1. 21
  1.  

  2. 5

    I can’t recall who, but one of our fellow crustaceans made an offhand comment the other day that, when you use shell buffers in Emacs, it frees you from being tied to command completion/whatever in your shell itself and makes using alternative shells that much easier. The example they gave was the Tenth Edition/Plan 9 rc shell being fantastic to use in Emacs because of this.

    I love rc but I never got the hang of Emacs.

    Interestingly, the Amiga (I know, here I go again), put shells in “console windows”. Such windows were handled by the CON: or NEWCON: driver. There were alternative drivers available, like KingCON: that made things more like Emacs as well. I’ll have to dig up some of the documentation. It was neat.

    1. 2

      That was me because I’m a complete zealot about rc shell & emacs.

      Your comment inspired me to figure out how to explain my set up better, I’m working on it.

    2. 2

      That was a really interesting, and insightful read. I use Emacs daily, but I never thought of it as analogous to bash and sort. The article provides a compelling argument that, in fact, it is. Thanks for sharing!

      1. 1

        I’m not overly convinced by his arguments.

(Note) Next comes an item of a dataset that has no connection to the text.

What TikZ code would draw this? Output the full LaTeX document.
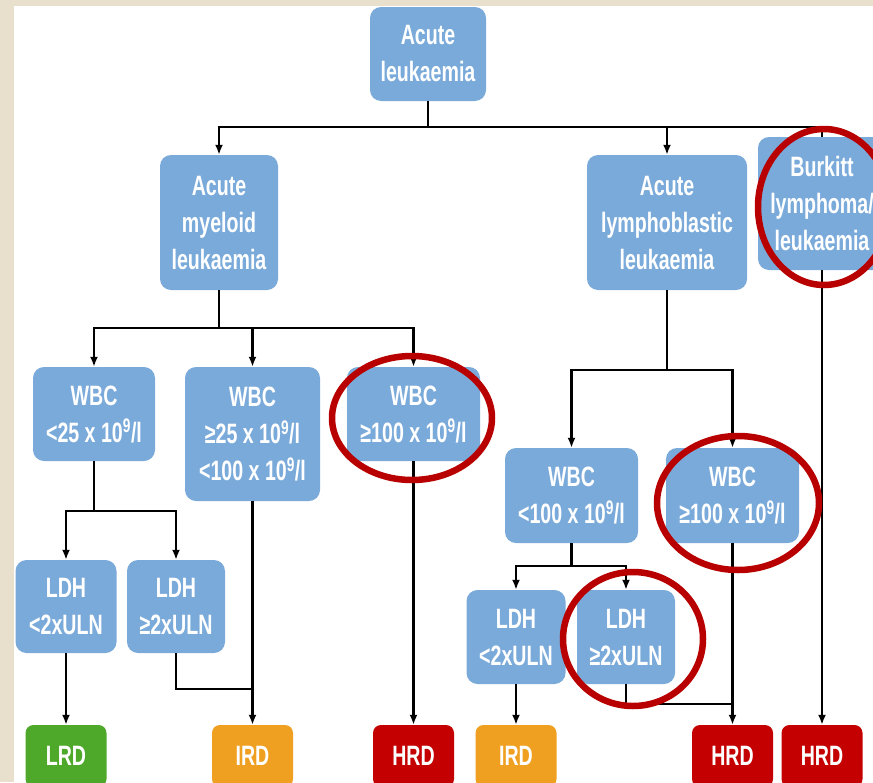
\documentclass[tikz,border=0pt]{standalone}
\usepackage{fontspec}
\setmainfont{Liberation Sans}[FakeStretch=0.70]
\usetikzlibrary{arrows.meta}
\definecolor{bg}{RGB}{232,224,204}
\definecolor{boxblue}{RGB}{122,170,218}
\definecolor{lrdgreen}{RGB}{78,168,42}
\definecolor{irdorange}{RGB}{240,160,32}
\definecolor{hrdred}{RGB}{196,0,0}
\definecolor{ringred}{RGB}{184,0,0}
\begin{document}
\begin{tikzpicture}[x=1pt,y=-1pt,
  box/.style={fill=boxblue, rounded corners=11pt, text=white, align=center,
    inner sep=0pt, font=\fontsize{28}{37}\selectfont\bfseries},
  res/.style={rounded corners=8pt, text=white, align=center, inner sep=0pt,
    minimum width=81pt, minimum height=62pt, font=\fontsize{28}{34}\selectfont\bfseries},
  ln/.style={line width=2.2pt, black},
  arr/.style={-{Latex[length=10pt,width=8pt]}},
  ring/.style={draw=ringred, line width=6.5pt}]
\useasboundingbox (0,0) rectangle (873,782);
\clip (0,0) rectangle (873,782);
\fill[bg] (0,0) rectangle (873,782);
\fill[white] (14,6) rectangle (873,782);

% nodes
\node[box, minimum width=116pt, minimum height=94pt] (root) at (428,54) {Acute\\leukaemia};
\node[box, minimum width=118pt, minimum height=135pt] (aml) at (219,222.5) {Acute\\myeloid\\leukaemia};
\node[box, minimum width=160pt, minimum height=135pt] (all) at (667,222.5) {Acute\\lymphoblastic\\leukaemia};
\node[box, minimum width=128pt, minimum height=133pt] (bur) at (822,203.5) {Burkitt\\lymphoma/\\leukaemia};

\node[box, minimum width=122pt, minimum height=94pt] (w1) at (94,414) {WBC\\<25 x 10\textsuperscript{9}/l};
\node[box, minimum width=135pt, minimum height=134pt] (w2) at (252.5,434) {WBC\\≥25 x 10\textsuperscript{9}/l\\<100 x 10\textsuperscript{9}/l};
\node[box, minimum width=133pt, minimum height=94pt] (w3) at (413.5,414) {WBC\\≥100 x 10\textsuperscript{9}/l};

\node[box, minimum width=101pt, minimum height=93pt] (l1) at (66,606.5) {LDH\\<2xULN};
\node[box, minimum width=98pt, minimum height=93pt] (l2) at (176,606.5) {LDH\\≥2xULN};

\node[box, minimum width=133pt, minimum height=95pt] (w4) at (571.5,495.5) {WBC\\<100 x 10\textsuperscript{9}/l};
\node[box, minimum width=133pt, minimum height=95pt] (w5) at (732.5,495.5) {WBC\\≥100 x 10\textsuperscript{9}/l};

\node[box, minimum width=99pt, minimum height=94pt] (l3) at (516,637) {LDH\\<2xULN};
\node[box, minimum width=98pt, minimum height=94pt] (l4) at (626,637) {LDH\\≥2xULN};

\node[res, fill=lrdgreen] (lrd) at (66,756) {LRD};
\node[res, fill=irdorange] (ird1) at (252.5,756) {IRD};
\node[res, fill=hrdred] (hrd1) at (413.5,756) {HRD};
\node[res, fill=irdorange] (ird2) at (516,756) {IRD};
\node[res, fill=hrdred] (hrd2) at (732.5,756) {HRD};
\node[res, fill=hrdred] (hrd3) at (822,756) {HRD};

% junctions
\coordinate (j0) at (428,127);
\coordinate (j1) at (219,328);
\coordinate (j2) at (94,511);
\coordinate (j3) at (252.5,689);
\coordinate (j4) at (667,370);
\coordinate (j5) at (571.5,566);
\coordinate (j6) at (732.5,704);

% connectors
\draw[ln] (root) -- (j0);
\draw[ln,arr] (j0) -| (aml);
\draw[ln,arr] (j0) -| (all);
\draw[ln] (j0) -| (bur);

\draw[ln] (aml) -- (j1);
\draw[ln,arr] (j1) -| (w1);
\draw[ln,arr] (j1) -| (w2);
\draw[ln,arr] (j1) -| (w3);

\draw[ln] (w1) -- (j2);
\draw[ln,arr] (j2) -| (l1);
\draw[ln,arr] (j2) -| (l2);
\draw[ln,arr] (l1) -- (lrd);
\draw[ln] (l2) |- (j3);
\draw[ln,arr] (w2) -- (ird1);
\draw[ln,arr] (w3) -- (hrd1);

\draw[ln] (all) -- (j4);
\draw[ln,arr] (j4) -| (w4);
\draw[ln,arr] (j4) -| (w5);

\draw[ln] (w4) -- (j5);
\draw[ln,arr] (j5) -| (l3);
\draw[ln,arr] (j5) -| (l4);
\draw[ln,arr] (l3) -- (ird2);
\draw[ln] (l4) |- (j6);
\draw[ln,arr] (w5) -- (hrd2);
\draw[ln,arr] (bur) -- (hrd3);

% red rings
\draw[ring] (824,207) ellipse [x radius=66pt, y radius=78pt];
\draw[ring] (412,418) ellipse [x radius=80pt, y radius=62pt];
\draw[ring] (738,503) ellipse [x radius=81pt, y radius=67pt];
\draw[ring] (633,639) ellipse [x radius=70pt, y radius=67pt];
\end{tikzpicture}
\end{document}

        The word “line” in the CLI (Command-line interface) environment indicates its one dimentional nature. For programs that potentially need to interact with (two-dimentional) text files, Emacs offers an environment with similiar characteristics that makes CLI enviornment successful: A universal text interface and a programming environment which enables infinite extensibility.

        bash, which he uses as the model of the unix philosophy, is designed around composable programs to edit text files. The definition he lays out here for two dimensional is exactly what bash and its composable programs do - edit text files.

        Self described as “an extensible, customizable, free/libre text editor”, GNU Emacs’s infinite extensibility is enabled by a Turing-complete language called Elisp … This is similiar to how for example Bash achieves its extensibility through Bash script.

        This equally applies to vim.

        one dimensional text

        That’s not a thing.

        The argument that Emacs is “a great operating system, lacking only a decent editor” tries to paint Emacs as a monolithic swiss army knife ambitious enough to run any programs.

        As a commenter on reddit pointed out, that’s a joke, not an argument.

        With all that said, though, I’m presently learning emacs and enjoying it so far.